***** INFORMATION SUPPLIED *****
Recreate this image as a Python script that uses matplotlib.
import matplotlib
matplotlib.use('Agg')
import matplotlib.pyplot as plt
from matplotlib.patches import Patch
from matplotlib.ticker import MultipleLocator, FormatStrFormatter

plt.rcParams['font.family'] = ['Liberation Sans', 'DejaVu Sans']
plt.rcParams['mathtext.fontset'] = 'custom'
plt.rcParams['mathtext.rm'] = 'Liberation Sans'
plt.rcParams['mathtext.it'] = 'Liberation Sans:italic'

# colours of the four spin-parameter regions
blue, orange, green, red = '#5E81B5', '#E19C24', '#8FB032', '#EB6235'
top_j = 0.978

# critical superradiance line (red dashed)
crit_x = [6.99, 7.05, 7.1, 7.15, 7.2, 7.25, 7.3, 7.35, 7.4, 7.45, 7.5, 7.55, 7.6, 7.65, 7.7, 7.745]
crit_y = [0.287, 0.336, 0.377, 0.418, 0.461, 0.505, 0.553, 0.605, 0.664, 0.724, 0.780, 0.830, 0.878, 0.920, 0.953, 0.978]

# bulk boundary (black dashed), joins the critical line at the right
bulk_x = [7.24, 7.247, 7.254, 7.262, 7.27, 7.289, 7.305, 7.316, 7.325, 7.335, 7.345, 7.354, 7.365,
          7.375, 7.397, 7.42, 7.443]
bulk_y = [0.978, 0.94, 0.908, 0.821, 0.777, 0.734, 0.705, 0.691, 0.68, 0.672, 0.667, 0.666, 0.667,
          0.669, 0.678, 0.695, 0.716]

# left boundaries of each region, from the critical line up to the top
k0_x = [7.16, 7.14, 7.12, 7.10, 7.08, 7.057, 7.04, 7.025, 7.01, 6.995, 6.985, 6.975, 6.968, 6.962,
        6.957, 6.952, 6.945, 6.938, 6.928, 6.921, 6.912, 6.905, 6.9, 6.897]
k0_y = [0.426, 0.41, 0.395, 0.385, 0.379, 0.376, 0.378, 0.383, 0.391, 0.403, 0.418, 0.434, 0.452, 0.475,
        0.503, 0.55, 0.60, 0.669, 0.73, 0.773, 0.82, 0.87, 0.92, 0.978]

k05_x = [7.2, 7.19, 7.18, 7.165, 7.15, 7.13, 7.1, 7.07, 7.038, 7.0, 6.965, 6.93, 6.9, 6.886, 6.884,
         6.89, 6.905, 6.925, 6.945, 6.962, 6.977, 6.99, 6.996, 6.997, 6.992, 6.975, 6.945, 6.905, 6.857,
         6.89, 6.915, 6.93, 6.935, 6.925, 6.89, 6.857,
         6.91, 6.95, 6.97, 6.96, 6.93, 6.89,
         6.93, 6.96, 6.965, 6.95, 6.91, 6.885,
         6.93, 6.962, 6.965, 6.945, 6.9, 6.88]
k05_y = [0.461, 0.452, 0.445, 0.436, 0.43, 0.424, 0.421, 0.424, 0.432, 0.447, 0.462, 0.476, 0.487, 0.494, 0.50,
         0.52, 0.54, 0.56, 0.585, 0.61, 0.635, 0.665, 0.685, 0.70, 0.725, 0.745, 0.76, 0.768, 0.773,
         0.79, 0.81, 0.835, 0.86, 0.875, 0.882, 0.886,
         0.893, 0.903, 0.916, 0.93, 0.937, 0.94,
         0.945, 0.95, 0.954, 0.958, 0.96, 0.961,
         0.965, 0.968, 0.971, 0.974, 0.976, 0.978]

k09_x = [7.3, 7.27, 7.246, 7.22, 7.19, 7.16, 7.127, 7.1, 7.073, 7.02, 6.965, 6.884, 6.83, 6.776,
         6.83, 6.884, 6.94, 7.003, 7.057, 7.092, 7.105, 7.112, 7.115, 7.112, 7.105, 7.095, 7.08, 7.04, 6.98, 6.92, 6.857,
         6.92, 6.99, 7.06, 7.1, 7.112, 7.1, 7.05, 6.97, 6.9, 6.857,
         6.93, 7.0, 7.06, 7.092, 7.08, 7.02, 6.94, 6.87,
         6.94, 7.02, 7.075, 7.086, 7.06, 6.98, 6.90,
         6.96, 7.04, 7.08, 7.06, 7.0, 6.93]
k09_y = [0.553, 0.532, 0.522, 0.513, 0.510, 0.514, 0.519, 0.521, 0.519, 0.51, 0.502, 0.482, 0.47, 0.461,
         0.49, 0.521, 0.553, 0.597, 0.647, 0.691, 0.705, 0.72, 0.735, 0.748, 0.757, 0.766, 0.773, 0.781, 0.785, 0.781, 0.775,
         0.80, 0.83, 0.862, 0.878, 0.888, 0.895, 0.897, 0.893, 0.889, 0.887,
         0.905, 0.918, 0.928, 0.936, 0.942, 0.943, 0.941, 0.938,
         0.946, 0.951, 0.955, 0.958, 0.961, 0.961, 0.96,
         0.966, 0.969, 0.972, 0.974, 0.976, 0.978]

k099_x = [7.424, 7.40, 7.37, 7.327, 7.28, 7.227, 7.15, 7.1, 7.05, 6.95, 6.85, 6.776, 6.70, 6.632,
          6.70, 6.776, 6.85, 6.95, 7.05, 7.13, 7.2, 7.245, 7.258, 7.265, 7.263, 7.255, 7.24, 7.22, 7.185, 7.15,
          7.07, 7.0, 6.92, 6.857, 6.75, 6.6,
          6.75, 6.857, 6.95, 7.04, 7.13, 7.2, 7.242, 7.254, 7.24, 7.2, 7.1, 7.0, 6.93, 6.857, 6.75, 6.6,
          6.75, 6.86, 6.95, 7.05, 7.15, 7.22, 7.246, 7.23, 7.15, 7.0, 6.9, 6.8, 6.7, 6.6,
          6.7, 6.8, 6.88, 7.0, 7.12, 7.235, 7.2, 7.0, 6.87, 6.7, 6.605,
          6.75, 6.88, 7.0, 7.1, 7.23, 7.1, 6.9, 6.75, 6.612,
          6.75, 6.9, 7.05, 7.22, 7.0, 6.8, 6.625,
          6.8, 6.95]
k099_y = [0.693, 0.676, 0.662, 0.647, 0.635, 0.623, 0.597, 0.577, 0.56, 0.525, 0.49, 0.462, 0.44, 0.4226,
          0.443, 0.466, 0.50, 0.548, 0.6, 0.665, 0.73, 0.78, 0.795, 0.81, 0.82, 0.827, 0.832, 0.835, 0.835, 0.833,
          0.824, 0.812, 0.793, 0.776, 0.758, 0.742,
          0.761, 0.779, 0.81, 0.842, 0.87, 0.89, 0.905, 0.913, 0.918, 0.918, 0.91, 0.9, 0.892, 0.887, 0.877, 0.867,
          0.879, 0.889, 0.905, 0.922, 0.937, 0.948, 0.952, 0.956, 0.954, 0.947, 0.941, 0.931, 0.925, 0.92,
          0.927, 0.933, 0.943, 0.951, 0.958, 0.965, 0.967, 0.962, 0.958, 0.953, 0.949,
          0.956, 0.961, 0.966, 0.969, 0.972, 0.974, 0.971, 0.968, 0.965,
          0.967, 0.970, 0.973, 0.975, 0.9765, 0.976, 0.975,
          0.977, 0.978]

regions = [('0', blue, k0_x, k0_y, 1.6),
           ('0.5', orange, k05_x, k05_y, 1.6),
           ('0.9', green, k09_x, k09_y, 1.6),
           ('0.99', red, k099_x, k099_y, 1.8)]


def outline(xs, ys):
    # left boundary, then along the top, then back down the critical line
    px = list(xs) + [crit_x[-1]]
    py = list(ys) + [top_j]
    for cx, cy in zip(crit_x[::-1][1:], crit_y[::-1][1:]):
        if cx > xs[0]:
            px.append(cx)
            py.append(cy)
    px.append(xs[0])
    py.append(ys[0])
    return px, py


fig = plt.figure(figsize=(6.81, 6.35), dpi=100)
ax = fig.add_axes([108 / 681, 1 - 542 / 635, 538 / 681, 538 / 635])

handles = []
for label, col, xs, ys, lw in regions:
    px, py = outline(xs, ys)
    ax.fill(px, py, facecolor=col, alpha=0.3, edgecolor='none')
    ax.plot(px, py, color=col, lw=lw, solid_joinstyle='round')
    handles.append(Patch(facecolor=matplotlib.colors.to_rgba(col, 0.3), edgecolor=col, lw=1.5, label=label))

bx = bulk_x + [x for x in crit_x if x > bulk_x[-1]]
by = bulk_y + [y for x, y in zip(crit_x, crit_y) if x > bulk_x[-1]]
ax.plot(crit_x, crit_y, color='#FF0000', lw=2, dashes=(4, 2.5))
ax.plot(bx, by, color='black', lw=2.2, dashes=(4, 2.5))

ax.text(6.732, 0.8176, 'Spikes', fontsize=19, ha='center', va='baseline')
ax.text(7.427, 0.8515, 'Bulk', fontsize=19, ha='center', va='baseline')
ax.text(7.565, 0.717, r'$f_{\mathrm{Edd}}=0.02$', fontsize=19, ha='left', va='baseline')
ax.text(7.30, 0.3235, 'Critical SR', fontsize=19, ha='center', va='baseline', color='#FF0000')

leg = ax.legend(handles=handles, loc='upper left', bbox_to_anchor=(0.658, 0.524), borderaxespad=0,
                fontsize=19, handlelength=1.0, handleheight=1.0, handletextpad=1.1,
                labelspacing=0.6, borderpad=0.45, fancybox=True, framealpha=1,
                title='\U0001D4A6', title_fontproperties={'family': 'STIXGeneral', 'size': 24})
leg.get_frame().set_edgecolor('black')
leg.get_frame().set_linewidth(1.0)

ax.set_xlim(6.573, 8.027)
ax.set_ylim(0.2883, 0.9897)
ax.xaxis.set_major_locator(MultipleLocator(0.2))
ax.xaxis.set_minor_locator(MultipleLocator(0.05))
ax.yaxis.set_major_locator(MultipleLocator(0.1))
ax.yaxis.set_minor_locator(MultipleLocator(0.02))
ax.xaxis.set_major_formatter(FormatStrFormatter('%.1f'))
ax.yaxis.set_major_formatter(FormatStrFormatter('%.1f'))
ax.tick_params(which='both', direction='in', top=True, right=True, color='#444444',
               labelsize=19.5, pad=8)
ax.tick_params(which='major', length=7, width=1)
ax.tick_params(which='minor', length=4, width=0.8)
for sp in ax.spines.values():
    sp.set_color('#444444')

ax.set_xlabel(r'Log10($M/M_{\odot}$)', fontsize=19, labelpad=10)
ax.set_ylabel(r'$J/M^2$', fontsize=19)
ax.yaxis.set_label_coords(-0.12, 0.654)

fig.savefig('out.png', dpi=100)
*****
WRITTEN EXERCISE: For the listing above, identify each line bearing "matplotlib".

SOLVED EXERCISE:
Recreate this image as a Python script that uses matplotlib.
import matplotlib
matplotlib.use('Agg')
import matplotlib.pyplot as plt
from matplotlib.patches import Patch
from matplotlib.ticker import MultipleLocator, FormatStrFormatter
    handles.append(Patch(facecolor=matplotlib.colors.to_rgba(col, 0.3), edgecolor=col, lw=1.5, label=label))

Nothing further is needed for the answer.